Leave out the pictures and return every entry exactly as it appears.
──────────────────────────────
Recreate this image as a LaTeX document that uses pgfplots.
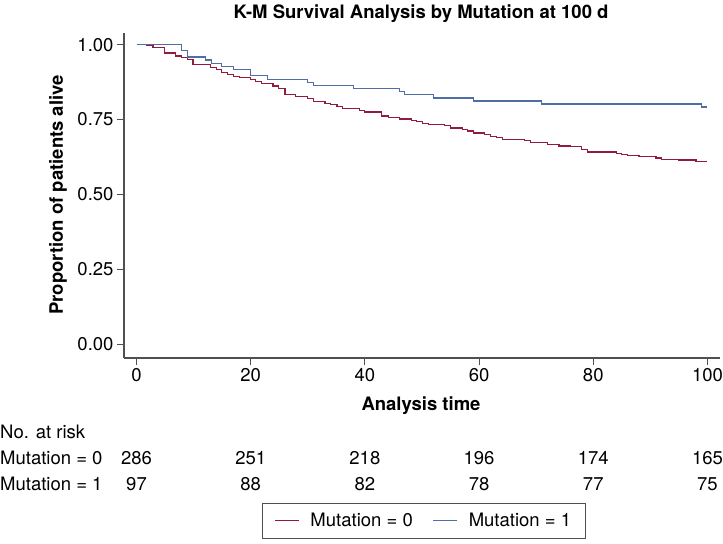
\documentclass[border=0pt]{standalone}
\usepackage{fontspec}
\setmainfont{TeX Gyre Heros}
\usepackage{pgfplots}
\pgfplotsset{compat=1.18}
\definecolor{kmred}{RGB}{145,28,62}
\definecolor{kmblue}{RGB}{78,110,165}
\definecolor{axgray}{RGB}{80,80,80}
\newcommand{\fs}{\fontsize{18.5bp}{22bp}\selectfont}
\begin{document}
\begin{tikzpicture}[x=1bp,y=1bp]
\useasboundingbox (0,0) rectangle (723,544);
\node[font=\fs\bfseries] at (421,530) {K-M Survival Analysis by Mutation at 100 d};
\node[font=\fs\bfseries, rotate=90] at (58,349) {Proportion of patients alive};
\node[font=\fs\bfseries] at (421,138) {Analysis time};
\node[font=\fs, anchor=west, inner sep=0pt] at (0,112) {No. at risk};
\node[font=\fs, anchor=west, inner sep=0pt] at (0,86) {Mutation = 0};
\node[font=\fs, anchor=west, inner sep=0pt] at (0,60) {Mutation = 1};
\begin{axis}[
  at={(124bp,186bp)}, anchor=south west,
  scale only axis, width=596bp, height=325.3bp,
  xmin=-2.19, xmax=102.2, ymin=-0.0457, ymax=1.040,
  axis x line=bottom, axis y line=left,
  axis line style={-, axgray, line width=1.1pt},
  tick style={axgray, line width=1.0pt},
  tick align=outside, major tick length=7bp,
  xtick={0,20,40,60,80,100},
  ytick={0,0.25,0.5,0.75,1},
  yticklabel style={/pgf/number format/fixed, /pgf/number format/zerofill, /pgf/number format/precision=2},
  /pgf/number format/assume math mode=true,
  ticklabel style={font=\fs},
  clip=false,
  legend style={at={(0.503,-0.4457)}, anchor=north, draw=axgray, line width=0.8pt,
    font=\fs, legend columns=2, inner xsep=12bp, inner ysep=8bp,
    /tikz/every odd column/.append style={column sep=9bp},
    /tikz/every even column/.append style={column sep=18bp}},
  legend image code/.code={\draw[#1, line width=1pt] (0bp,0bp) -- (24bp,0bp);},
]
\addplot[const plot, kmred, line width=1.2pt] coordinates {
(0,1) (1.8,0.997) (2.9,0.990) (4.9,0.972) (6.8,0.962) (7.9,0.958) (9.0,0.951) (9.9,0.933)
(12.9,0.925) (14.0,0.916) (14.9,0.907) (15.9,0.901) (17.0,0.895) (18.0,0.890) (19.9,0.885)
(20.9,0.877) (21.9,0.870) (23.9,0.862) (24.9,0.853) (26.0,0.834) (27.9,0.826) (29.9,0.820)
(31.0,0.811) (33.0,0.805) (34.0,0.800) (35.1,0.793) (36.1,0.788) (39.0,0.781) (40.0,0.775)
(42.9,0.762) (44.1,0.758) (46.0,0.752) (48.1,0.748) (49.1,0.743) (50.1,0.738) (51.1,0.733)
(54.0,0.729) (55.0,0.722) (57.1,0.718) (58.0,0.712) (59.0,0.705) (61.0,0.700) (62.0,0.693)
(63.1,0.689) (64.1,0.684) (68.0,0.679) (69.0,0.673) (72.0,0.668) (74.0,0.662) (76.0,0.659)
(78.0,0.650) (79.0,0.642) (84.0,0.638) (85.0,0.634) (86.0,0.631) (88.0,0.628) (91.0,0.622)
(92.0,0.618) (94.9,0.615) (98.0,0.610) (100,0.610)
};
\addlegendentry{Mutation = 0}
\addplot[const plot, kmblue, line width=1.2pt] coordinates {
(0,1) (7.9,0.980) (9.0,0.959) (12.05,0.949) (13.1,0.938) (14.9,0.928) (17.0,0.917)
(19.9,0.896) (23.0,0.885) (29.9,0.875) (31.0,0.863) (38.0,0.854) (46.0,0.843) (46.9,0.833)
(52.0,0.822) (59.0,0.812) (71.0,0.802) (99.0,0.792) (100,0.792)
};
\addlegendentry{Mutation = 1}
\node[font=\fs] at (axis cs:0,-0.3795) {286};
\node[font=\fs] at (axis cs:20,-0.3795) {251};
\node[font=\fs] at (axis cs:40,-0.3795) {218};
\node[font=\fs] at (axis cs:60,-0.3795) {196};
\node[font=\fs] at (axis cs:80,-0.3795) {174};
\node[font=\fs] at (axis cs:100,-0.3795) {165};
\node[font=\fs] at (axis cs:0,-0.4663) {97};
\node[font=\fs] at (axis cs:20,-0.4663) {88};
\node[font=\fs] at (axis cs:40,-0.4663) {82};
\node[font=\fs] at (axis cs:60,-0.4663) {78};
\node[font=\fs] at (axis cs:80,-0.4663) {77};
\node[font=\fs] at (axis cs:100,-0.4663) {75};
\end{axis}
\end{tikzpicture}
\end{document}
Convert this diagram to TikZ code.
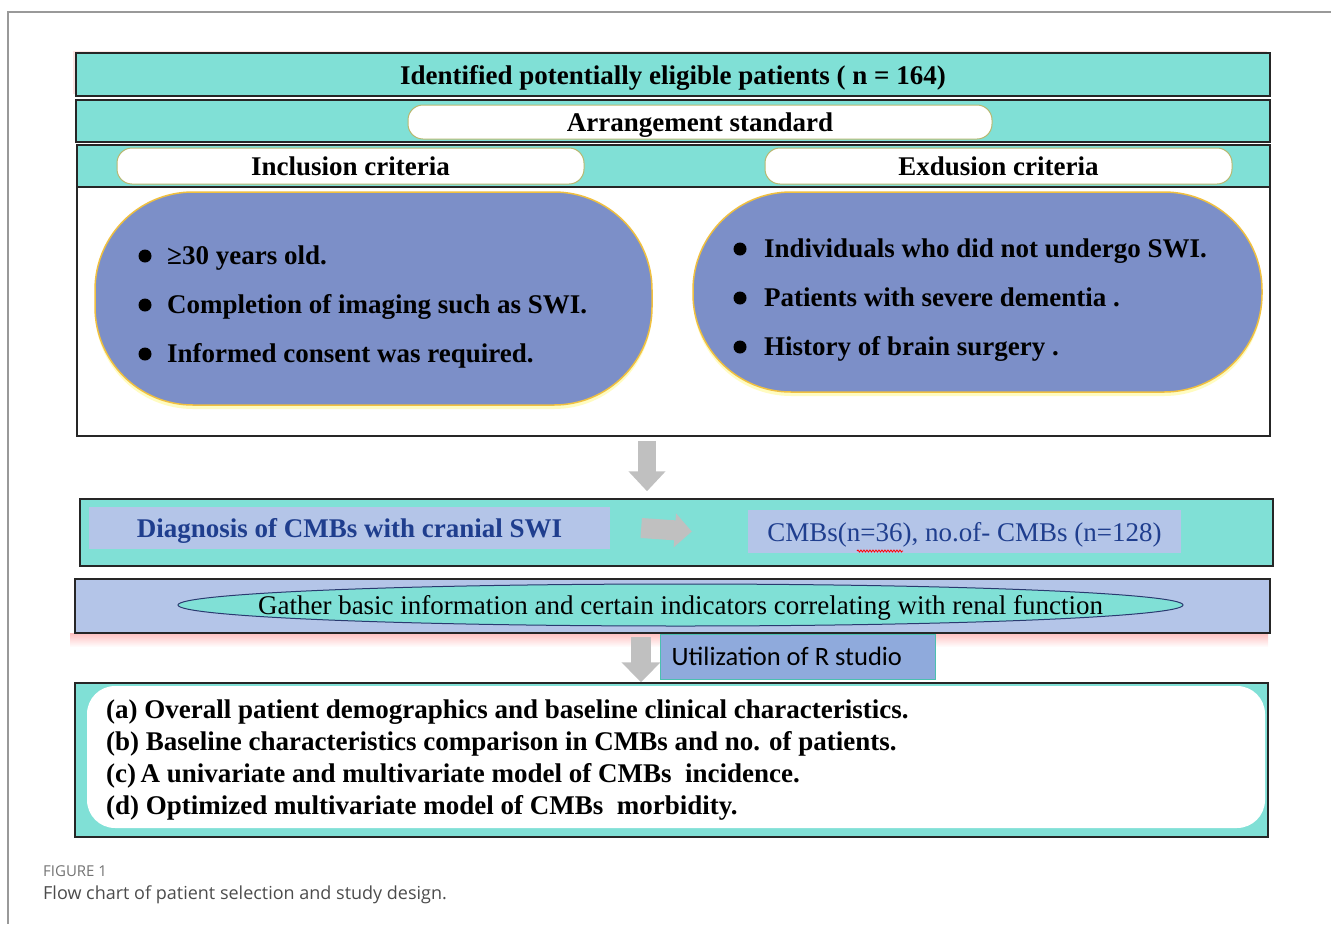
──────────────────────────────
Solution to the exercise:
Recreate this image as a LaTeX document that uses pgfplots.
\documentclass[border=0pt]{standalone}
\usepackage{fontspec}
\setmainfont{TeX Gyre Heros}
\usepackage{pgfplots}
\pgfplotsset{compat=1.18}
\definecolor{kmred}{RGB}{145,28,62}
\definecolor{kmblue}{RGB}{78,110,165}
\definecolor{axgray}{RGB}{80,80,80}
\newcommand{\fs}{\fontsize{18.5bp}{22bp}\selectfont}
\begin{document}
\begin{tikzpicture}[x=1bp,y=1bp]
\useasboundingbox (0,0) rectangle (723,544);
\node[font=\fs\bfseries] at (421,530) {K-M Survival Analysis by Mutation at 100 d};
\node[font=\fs\bfseries, rotate=90] at (58,349) {Proportion of patients alive};
\node[font=\fs\bfseries] at (421,138) {Analysis time};
\node[font=\fs, anchor=west, inner sep=0pt] at (0,112) {No. at risk};
\node[font=\fs, anchor=west, inner sep=0pt] at (0,86) {Mutation = 0};
\node[font=\fs, anchor=west, inner sep=0pt] at (0,60) {Mutation = 1};
\begin{axis}[
  at={(124bp,186bp)}, anchor=south west,
  scale only axis, width=596bp, height=325.3bp,
  xmin=-2.19, xmax=102.2, ymin=-0.0457, ymax=1.040,
  axis x line=bottom, axis y line=left,
  axis line style={-, axgray, line width=1.1pt},
  tick style={axgray, line width=1.0pt},
  tick align=outside, major tick length=7bp,
  xtick={0,20,40,60,80,100},
  ytick={0,0.25,0.5,0.75,1},
  yticklabel style={/pgf/number format/fixed, /pgf/number format/zerofill, /pgf/number format/precision=2},
  /pgf/number format/assume math mode=true,
  ticklabel style={font=\fs},
  clip=false,
  legend style={at={(0.503,-0.4457)}, anchor=north, draw=axgray, line width=0.8pt,
    font=\fs, legend columns=2, inner xsep=12bp, inner ysep=8bp,
    /tikz/every odd column/.append style={column sep=9bp},
    /tikz/every even column/.append style={column sep=18bp}},
  legend image code/.code={\draw[#1, line width=1pt] (0bp,0bp) -- (24bp,0bp);},
]
\addplot[const plot, kmred, line width=1.2pt] coordinates {
(0,1) (1.8,0.997) (2.9,0.990) (4.9,0.972) (6.8,0.962) (7.9,0.958) (9.0,0.951) (9.9,0.933)
(12.9,0.925) (14.0,0.916) (14.9,0.907) (15.9,0.901) (17.0,0.895) (18.0,0.890) (19.9,0.885)
(20.9,0.877) (21.9,0.870) (23.9,0.862) (24.9,0.853) (26.0,0.834) (27.9,0.826) (29.9,0.820)
(31.0,0.811) (33.0,0.805) (34.0,0.800) (35.1,0.793) (36.1,0.788) (39.0,0.781) (40.0,0.775)
(42.9,0.762) (44.1,0.758) (46.0,0.752) (48.1,0.748) (49.1,0.743) (50.1,0.738) (51.1,0.733)
(54.0,0.729) (55.0,0.722) (57.1,0.718) (58.0,0.712) (59.0,0.705) (61.0,0.700) (62.0,0.693)
(63.1,0.689) (64.1,0.684) (68.0,0.679) (69.0,0.673) (72.0,0.668) (74.0,0.662) (76.0,0.659)
(78.0,0.650) (79.0,0.642) (84.0,0.638) (85.0,0.634) (86.0,0.631) (88.0,0.628) (91.0,0.622)
(92.0,0.618) (94.9,0.615) (98.0,0.610) (100,0.610)
};
\addlegendentry{Mutation = 0}
\addplot[const plot, kmblue, line width=1.2pt] coordinates {
(0,1) (7.9,0.980) (9.0,0.959) (12.05,0.949) (13.1,0.938) (14.9,0.928) (17.0,0.917)
(19.9,0.896) (23.0,0.885) (29.9,0.875) (31.0,0.863) (38.0,0.854) (46.0,0.843) (46.9,0.833)
(52.0,0.822) (59.0,0.812) (71.0,0.802) (99.0,0.792) (100,0.792)
};
\addlegendentry{Mutation = 1}
\node[font=\fs] at (axis cs:0,-0.3795) {286};
\node[font=\fs] at (axis cs:20,-0.3795) {251};
\node[font=\fs] at (axis cs:40,-0.3795) {218};
\node[font=\fs] at (axis cs:60,-0.3795) {196};
\node[font=\fs] at (axis cs:80,-0.3795) {174};
\node[font=\fs] at (axis cs:100,-0.3795) {165};
\node[font=\fs] at (axis cs:0,-0.4663) {97};
\node[font=\fs] at (axis cs:20,-0.4663) {88};
\node[font=\fs] at (axis cs:40,-0.4663) {82};
\node[font=\fs] at (axis cs:60,-0.4663) {78};
\node[font=\fs] at (axis cs:80,-0.4663) {77};
\node[font=\fs] at (axis cs:100,-0.4663) {75};
\end{axis}
\end{tikzpicture}
\end{document}
Convert this diagram to TikZ code.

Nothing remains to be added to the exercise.